When elections are frequent and closely spaced, political incentives shift. The pressure to demonstrate immediate results becomes stronger. Policies that deliver visible, short-term gains tend to take precedence, while longer-term planning becomes harder to sustain.
This is not necessarily a matter of intent, but of structure. In a compressed political cycle, decisions are often made with the next electoral test already in view. Commitments are shaped in that context, prioritising immediacy, visibility, and political timing.
Over time, this affects not only what decisions are made, but how public resources are allocated. Spending patterns can become more reactive. Difficult but necessary investments may be delayed, while resources are directed toward initiatives that yield quicker, more immediate outcomes. The system, in effect, places a premium on what can be delivered now, rather than what may be needed over a longer horizon.
A more consolidated cycle does not remove political competition, but it changes the incentives that surround it. It creates a clearer separation between campaigning and governing, allowing for a more measured and deliberate approach to public spending.

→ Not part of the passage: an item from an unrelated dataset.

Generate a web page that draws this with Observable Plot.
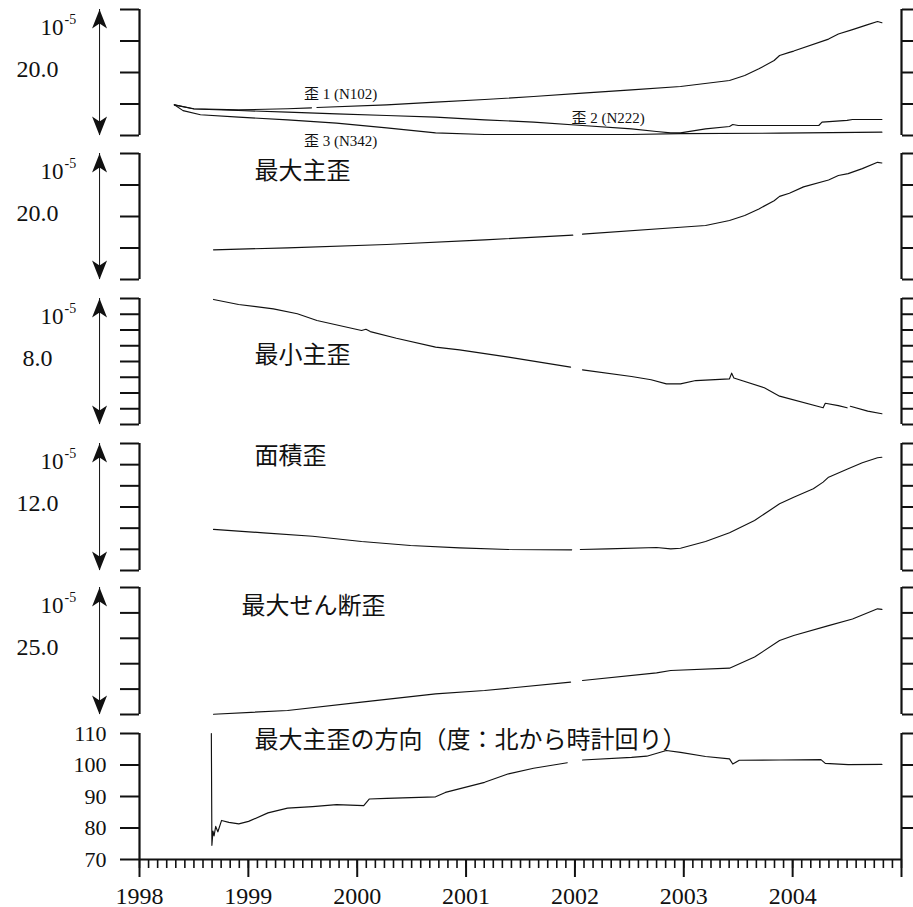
<!DOCTYPE html>
<html>
<head>
<meta charset="utf-8">
<script src="https://cdn.jsdelivr.net/npm/d3@7"></script>
<script src="https://cdn.jsdelivr.net/npm/@observablehq/plot@0.6"></script>
<style>
html, body { margin: 0; padding: 0; background: #fff; overflow: hidden; }
#chart { position: relative; width: 913px; height: 907px; }
#chart svg { position: absolute; left: 0; overflow: visible; background: transparent; font-family: 'Liberation Serif', serif; }
</style>
</head>
<body>
<div id="chart"></div>
<script>
// ---------------- data (decimal year, value) ----------------
// panel 1: strain components (10^-5)
const strain1 = [[1998.32,4.87],[1998.50,4.25],[1998.91,4.07],[1999.36,4.25],[1999.58,4.39],[1999.60,null],[1999.63,4.45],[2000.27,4.87],[2000.72,5.29],[2001.17,5.71],[2001.62,6.19],[2002.07,6.72],[2002.52,7.25],[2002.97,7.78],[2003.42,8.73],[2003.56,9.52],[2003.69,10.58],[2003.83,11.9],[2003.88,12.7],[2003.97,13.2],[2004.01,13.4],[2004.33,15.3],[2004.42,16.1],[2004.55,16.8],[2004.69,17.6],[2004.78,18.1],[2004.82,17.9]];
const strain2 = [[1998.32,4.87],[1998.50,4.2],[1998.91,3.97],[1999.36,3.7],[1999.81,3.44],[2000.27,3.17],[2000.72,2.91],[2001.17,2.49],[2001.62,2.12],[2002.07,1.59],[2002.52,1.06],[2002.75,0.63],[2002.88,0.42],[2002.97,0.42],[2003.20,1.06],[2003.42,1.43],[2003.45,1.75],[2003.50,1.59],[2004.24,1.59],[2004.27,2.12],[2004.50,2.4],[2004.55,2.54],[2004.82,2.54]];
const strain3 = [[1998.32,4.87],[1998.40,3.95],[1998.56,3.3],[1998.91,2.91],[1999.36,2.49],[1999.81,1.96],[2000.27,1.22],[2000.72,0.42],[2001.17,0.16],[2002.52,0.16],[2002.97,0.3],[2003.88,0.37],[2004.82,0.53]];
// panel 2: maximum principal strain
const maxPrincipal = [[1998.68,4.71],[1999.36,5.03],[2000.27,5.56],[2001.17,6.3],[2001.98,7.04],[2002.02,null],[2002.07,7.2],[2002.97,8.3],[2003.20,8.57],[2003.42,9.37],[2003.56,10.16],[2003.69,11.2],[2003.83,12.5],[2003.88,13.2],[2003.97,13.7],[2004.10,14.7],[2004.33,15.8],[2004.42,16.5],[2004.51,16.8],[2004.64,17.6],[2004.78,18.6],[2004.82,18.5]];
// panel 3: minimum principal strain
const minPrincipal = [[1998.68,7.94],[1998.91,7.62],[1999.23,7.34],[1999.45,7.03],[1999.63,6.6],[2000.04,5.97],[2000.08,6.05],[2000.12,5.9],[2000.36,5.48],[2000.72,4.91],[2000.94,4.74],[2001.39,4.28],[2001.96,3.64],[2002.0,null],[2002.07,3.47],[2002.52,3.05],[2002.70,2.84],[2002.84,2.58],[2002.97,2.58],[2003.11,2.79],[2003.42,2.9],[2003.44,3.26],[2003.46,2.95],[2003.74,2.33],[2003.88,1.8],[2004.28,1.06],[2004.30,1.35],[2004.42,1.2],[2004.50,1.06],[2004.51,null],[2004.53,1.16],[2004.69,0.85],[2004.82,0.68]];
// panel 4: areal strain
const arealStrain = [[1998.68,3.88],[1999.14,3.56],[1999.59,3.24],[2000.04,2.74],[2000.49,2.36],[2000.94,2.14],[2001.39,1.98],[2001.97,1.95],[2002.0,null],[2002.05,1.98],[2002.30,2.05],[2002.75,2.17],[2002.88,2.05],[2002.97,2.1],[2003.20,2.74],[2003.42,3.56],[2003.65,4.73],[2003.88,6.3],[2004.01,6.93],[2004.19,7.72],[2004.28,8.35],[2004.33,8.82],[2004.51,9.61],[2004.64,10.18],[2004.78,10.65],[2004.82,10.7]];
// panel 5: maximum shear strain
const maxShear = [[1998.68,0.05],[1999.36,0.79],[2000.04,2.43],[2000.72,4.07],[2001.17,4.72],[2001.96,6.36],[2002.0,null],[2002.07,6.69],[2002.75,8.2],[2002.88,8.66],[2003.42,9.12],[2003.65,11.3],[2003.88,14.57],[2004.01,15.55],[2004.33,17.5],[2004.55,18.8],[2004.78,20.8],[2004.82,20.7]];
// panel 6: direction of max principal strain (deg, clockwise from north)
const direction = [[1998.660,110],[1998.665,74.5],[1998.675,79],[1998.685,77.5],[1998.70,80.5],[1998.72,78.8],[1998.754,82.4],[1998.821,81.8],[1998.912,81.3],[1999.002,82.1],[1999.18,84.8],[1999.36,86.3],[1999.59,86.8],[1999.81,87.4],[2000.06,87.1],[2000.11,89.2],[2000.27,89.4],[2000.72,89.9],[2000.81,91.3],[2001.17,94.5],[2001.39,97.2],[2001.62,98.95],[2001.93,100.7],[2002.0,null],[2002.07,101.6],[2002.52,102.4],[2002.66,102.8],[2002.84,104.6],[2002.97,104.0],[2003.20,102.7],[2003.42,101.96],[2003.45,100.3],[2003.51,101.5],[2003.88,101.6],[2004.26,101.7],[2004.30,100.5],[2004.51,100.1],[2004.82,100.2]];

// ---------------- labels / ticks ----------------
const yearLabels = [1998, 1999, 2000, 2001, 2002, 2003, 2004];
const yearTicks = [1998, 1999, 2000, 2001, 2002, 2003, 2004, 2005];
const angleTicks = [70, 80, 90, 100, 110];
const scaleLabels = ["20.0", "20.0", "8.0", "12.0", "25.0"];
const panelTitles = [null, "最大主歪", "最小主歪", "面積歪", "最大せん断歪", "最大主歪の方向（度：北から時計回り）"];
const strainNames = ["歪 1 (N102)", "歪 2 (N222)", "歪 3 (N342)"];
const unitLabel = "10";
const unitExp = "-5";

// ---------------- layout ----------------
const INK = "#111";
const SERIF = "'Liberation Serif', serif";
const CJK = "'Noto Sans CJK JP', sans-serif";
const W = 913, ML = 139, MR = 12, MT = 9;
const XDOMAIN = [1998, 2005];
const ARROW_X = 1997.633;

const arrowUp = { draw(ctx) { ctx.moveTo(0, 0); ctx.lineTo(7.5, 19); ctx.lineTo(0, 14); ctx.lineTo(-7.5, 19); ctx.closePath(); } };
const arrowDown = { draw(ctx) { ctx.moveTo(0, 0); ctx.lineTo(7.5, -19); ctx.lineTo(0, -14); ctx.lineTo(-7.5, -19); ctx.closePath(); } };

const panels = [
  { series: [strain1, strain2, strain3], domain: [0, 20], step: 5, top: 9, bottom: 135 },
  { series: [maxPrincipal], domain: [0, 20], step: 5, top: 153, bottom: 279, titleDy: 18, titleDx: 115 },
  { series: [minPrincipal], domain: [0, 8], step: 1, top: 298, bottom: 424, titleDy: 57, titleDx: 115 },
  { series: [arealStrain], domain: [0, 12], step: 2, top: 443, bottom: 570, titleDy: 13, titleDx: 115 },
  { series: [maxShear], domain: [0, 25], step: 5, top: 587, bottom: 714, titleDy: 19, titleDx: 102 },
  { series: [direction], domain: [70, 110], step: 10, top: 733, bottom: 859, titleDy: 6.5, titleDx: 115, last: true }
];

const chart = document.getElementById("chart");

panels.forEach((p, i) => {
  const mb = p.last ? 48 : 9;
  const ticks = p.last ? angleTicks : d3.range(p.domain[0], p.domain[1] + p.step / 2, p.step);
  const marks = [];
  // frame sides
  marks.push(Plot.ruleX(XDOMAIN, { y1: p.domain[0], y2: p.domain[1], stroke: INK, strokeWidth: 2.2 }));
  // left ticks
  marks.push(Plot.axisY({
    anchor: "left", ticks, tickSize: 19, strokeWidth: 2, stroke: INK,
    tickPadding: 14, fontSize: 22, fontFamily: SERIF, fill: INK,
    tickFormat: p.last ? (d) => String(d) : () => ""
  }));
  // right ticks
  marks.push(Plot.axisY({
    anchor: "right", ticks: p.last ? ticks.filter(d => d > p.domain[0]) : ticks,
    tickSize: 12, strokeWidth: 2, stroke: INK, tickFormat: () => ""
  }));
  // data lines
  p.series.forEach(s => {
    marks.push(Plot.line(s, { x: d => d[0], y: d => d[1], stroke: INK, strokeWidth: 1.15, curve: "linear" }));
  });
  // title
  if (panelTitles[i]) {
    marks.push(Plot.text([panelTitles[i]], {
      frameAnchor: "top-left", dx: p.titleDx, dy: p.titleDy, textAnchor: "start", lineAnchor: "middle",
      fontFamily: CJK, fontSize: 24, fill: INK
    }));
  }
  if (!p.last) {
    // double-headed scale arrow
    marks.push(Plot.ruleX([ARROW_X], { y1: p.domain[0], y2: p.domain[1], stroke: INK, strokeWidth: 1 }));
    marks.push(Plot.dot([ARROW_X], { x: d => d, y: () => p.domain[1], symbol: arrowUp, fill: INK, stroke: "none", r: 6 }));
    marks.push(Plot.dot([ARROW_X], { x: d => d, y: () => p.domain[0], symbol: arrowDown, fill: INK, stroke: "none", r: 6 }));
    // unit label 10^-5
    marks.push(Plot.text([unitLabel], { frameAnchor: "top-left", dx: -76, dy: 18, textAnchor: "end", lineAnchor: "middle", fontFamily: SERIF, fontSize: 23, fill: INK }));
    marks.push(Plot.text([unitExp], { frameAnchor: "top-left", dx: -75, dy: 10, textAnchor: "start", lineAnchor: "middle", fontFamily: SERIF, fontSize: 14, fill: INK }));
    // scale magnitude
    marks.push(Plot.text([scaleLabels[i]], { frameAnchor: "top-left", dx: -102, dy: 60, textAnchor: "middle", lineAnchor: "middle", fontFamily: SERIF, fontSize: 24, fill: INK }));
  }
  if (i === 0) {
    const pos = [[164.5, 84.5], [432, 109], [164.5, 132]];
    strainNames.forEach((name, k) => {
      marks.push(Plot.text([name], {
        frameAnchor: "top-left", dx: pos[k][0], dy: pos[k][1], textAnchor: "start", lineAnchor: "middle",
        fontFamily: "'Liberation Serif', 'Noto Sans CJK JP', serif", fontSize: 15, fill: INK
      }));
    });
  }
  if (p.last) {
    // bottom axis line
    marks.push(Plot.ruleY([p.domain[0]], { x1: XDOMAIN[0], x2: XDOMAIN[1], stroke: INK, strokeWidth: 2.2 }));
    // monthly minor ticks
    marks.push(Plot.axisX({
      anchor: "bottom", ticks: d3.range(0, 85).map(m => 1998 + m / 12),
      tickSize: 9, strokeWidth: 1.6, stroke: INK, tickFormat: () => ""
    }));
    // year ticks + labels
    marks.push(Plot.axisX({
      anchor: "bottom", ticks: yearTicks, tickSize: 18, tickPadding: 9, strokeWidth: 2, stroke: INK,
      fontSize: 24, fontFamily: SERIF, fill: INK,
      tickFormat: d => (yearLabels.includes(d) ? String(d) : "")
    }));
  }

  const svg = Plot.plot({
    width: W,
    height: (p.bottom - p.top) + MT + mb,
    marginLeft: ML, marginRight: MR, marginTop: MT, marginBottom: mb,
    x: { domain: XDOMAIN, axis: null },
    y: { domain: p.domain, axis: null },
    style: "font-family: 'Liberation Serif', serif; font-size: 22px; background: transparent; overflow: visible; color: #111;",
    marks
  });
  svg.style.top = (p.top - MT) + "px";
  chart.appendChild(svg);
});
</script>
</body>
</html>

Beyond Structure: The Rhythm of National Life
None of this removes the concerns that have been raised. Questions of legality must be addressed clearly and transparently. Trust in the process depends on it. Any structural change of this nature must be grounded firmly within the constitutional framework.
But at the same time, the practical realities of the current system cannot be ignored.
A system that requires political momentum to be sustained almost continuously inevitably shapes how leaders behave, how decisions are made, and how communities experience politics. It narrows the window for governance and widens the space for campaigning.
The referendum, in that sense, is not only about institutional design. It is about the rhythm of national life.
It asks whether the Maldives should continue with a structure that keeps the country in near-constant political motion, or whether it should move toward one that creates clearer phases—decision, delivery, assessment.
There is no perfect system. But there are systems that better match the realities of a place.
For a small, closely connected nation like the Maldives, the question is ultimately a practical one: not just how leaders are elected, but how the country functions between elections, and whether the current system allows that to happen as effectively as it should.